Adaption by the Federal Court of Justice
In the last months, the BGH has decided the first cases on the basis of the new GmbH Act. The court adheres to the principles of the reform, however, it underscores that the amended GmbH Act has created significant new liability issues in particular for managing directors.

In the MPS case in December 2008 the court indicated that it would follow the balance sheet approach of the MoMiG and allow upstream payments, if the company in turn receives a fully valued repayment claim. Nevertheless, the court emphasized the duty of the managing directors to monitor upstream loans continuously. Once the creditworthiness of the shareholder is impaired, managing directors must secure the GmbH’s interests by demanding security or by accelerating the loan, or else they incur liability themselves.

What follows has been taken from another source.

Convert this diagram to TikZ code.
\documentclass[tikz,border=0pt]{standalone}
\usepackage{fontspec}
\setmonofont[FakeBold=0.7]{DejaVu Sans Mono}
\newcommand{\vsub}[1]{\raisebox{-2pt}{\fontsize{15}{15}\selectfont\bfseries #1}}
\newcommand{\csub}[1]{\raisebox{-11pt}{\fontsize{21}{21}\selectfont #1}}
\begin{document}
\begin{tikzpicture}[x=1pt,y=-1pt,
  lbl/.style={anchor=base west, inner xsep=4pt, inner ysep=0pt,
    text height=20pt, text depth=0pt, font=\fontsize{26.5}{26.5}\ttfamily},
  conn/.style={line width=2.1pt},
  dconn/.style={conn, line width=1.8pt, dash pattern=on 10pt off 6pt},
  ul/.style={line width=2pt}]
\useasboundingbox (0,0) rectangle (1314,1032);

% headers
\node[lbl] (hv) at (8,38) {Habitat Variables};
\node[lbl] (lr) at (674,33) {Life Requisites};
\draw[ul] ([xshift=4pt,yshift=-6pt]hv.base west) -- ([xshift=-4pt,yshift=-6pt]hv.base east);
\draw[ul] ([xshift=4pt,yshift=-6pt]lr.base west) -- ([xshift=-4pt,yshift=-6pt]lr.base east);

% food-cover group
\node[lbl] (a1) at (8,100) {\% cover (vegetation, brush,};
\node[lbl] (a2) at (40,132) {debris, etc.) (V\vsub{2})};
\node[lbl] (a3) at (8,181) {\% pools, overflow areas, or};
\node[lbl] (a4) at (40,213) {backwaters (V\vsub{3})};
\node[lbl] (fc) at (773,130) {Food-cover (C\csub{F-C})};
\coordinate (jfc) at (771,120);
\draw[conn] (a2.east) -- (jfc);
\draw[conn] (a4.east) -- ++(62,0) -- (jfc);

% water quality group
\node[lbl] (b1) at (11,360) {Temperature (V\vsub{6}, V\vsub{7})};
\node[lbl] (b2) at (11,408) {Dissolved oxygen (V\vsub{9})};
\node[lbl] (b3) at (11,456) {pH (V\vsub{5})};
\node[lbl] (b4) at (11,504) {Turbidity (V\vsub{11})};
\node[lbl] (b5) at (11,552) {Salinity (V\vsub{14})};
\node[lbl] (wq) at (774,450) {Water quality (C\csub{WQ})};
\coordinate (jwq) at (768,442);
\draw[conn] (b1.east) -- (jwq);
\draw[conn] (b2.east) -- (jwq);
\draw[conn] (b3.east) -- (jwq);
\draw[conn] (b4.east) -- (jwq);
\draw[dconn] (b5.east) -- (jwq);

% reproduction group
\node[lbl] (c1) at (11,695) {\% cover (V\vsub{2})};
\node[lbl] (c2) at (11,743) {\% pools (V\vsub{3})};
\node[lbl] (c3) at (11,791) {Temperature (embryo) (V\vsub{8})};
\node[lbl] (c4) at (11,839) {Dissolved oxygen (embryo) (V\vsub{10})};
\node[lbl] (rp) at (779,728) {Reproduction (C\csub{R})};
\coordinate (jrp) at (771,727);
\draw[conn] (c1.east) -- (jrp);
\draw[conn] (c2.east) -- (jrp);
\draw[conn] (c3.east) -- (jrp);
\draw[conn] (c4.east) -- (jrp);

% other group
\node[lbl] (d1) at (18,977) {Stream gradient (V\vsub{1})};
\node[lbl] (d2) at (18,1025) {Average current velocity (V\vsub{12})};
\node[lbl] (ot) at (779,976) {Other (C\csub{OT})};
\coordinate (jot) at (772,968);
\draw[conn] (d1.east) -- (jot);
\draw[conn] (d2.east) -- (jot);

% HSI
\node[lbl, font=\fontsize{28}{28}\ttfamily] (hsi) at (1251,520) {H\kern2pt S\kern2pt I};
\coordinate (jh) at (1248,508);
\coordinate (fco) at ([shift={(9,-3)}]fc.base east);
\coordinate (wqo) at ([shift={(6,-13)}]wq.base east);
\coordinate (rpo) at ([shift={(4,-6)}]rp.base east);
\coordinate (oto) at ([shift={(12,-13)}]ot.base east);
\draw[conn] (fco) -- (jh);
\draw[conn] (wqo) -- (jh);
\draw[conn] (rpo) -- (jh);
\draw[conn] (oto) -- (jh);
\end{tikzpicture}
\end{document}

The Cash Pool II-decision from July 2009 applies the new provisions of the GmbH Act cited above under (i) and (ii) to a zero balancing cash pool in which the contributing shareholder was also the cash manager and account holder of the settlement account. The BGH explains that to the extent the GmbH has a negative balance on the settlement account to which the capital contribution is paid, the GmbH does not receive a cash contribution but a release from its debt. This constitutes an undisclosed contribution in kind (verdeckte Sacheinlage). The shareholder’s remaining obligation to make a cash contribution is reduced by the value of this contribution in kind which depends on the creditworthiness of the GmbH.

If, however, the account balance was not negative, the shareholder’s contribution to the settlement account is considered a loan by the GmbH to the shareholder and, thus, a direct retransfer to the contributing shareholder (Hin- und Herzahlen). In the Cash Pool II-case the GmbH’s repayment claim was neither due and payable nor could it be rendered due and payable at any time. Consequently, the shareholder would have to make the contribution again.

As in the Quivive-decision in February 2009, the BGH insists in Cash Pool II that – in addition to the above stated requirements – a contribution can only be valid despite of a Hin- und Herzahlen if the managing director discloses the Hin- und Herzahlen (i.e. the cash pool) to the register at the filing of the formation or the capital increase of the GmbH (section 19 para. 5 sent. 2). In practice, most managing directors will not even be aware of the legal qualification of a contribution as Hin- und Herzahlen, although the failure to disclose may lead to civil and criminal liability.

The recent decisions highlight only some of the unknown liabilities for managing directors in particular. In sum, the reform has clarified some overly rigid case law, but cash pooling remains a risky business for shareholders and managing directors alike.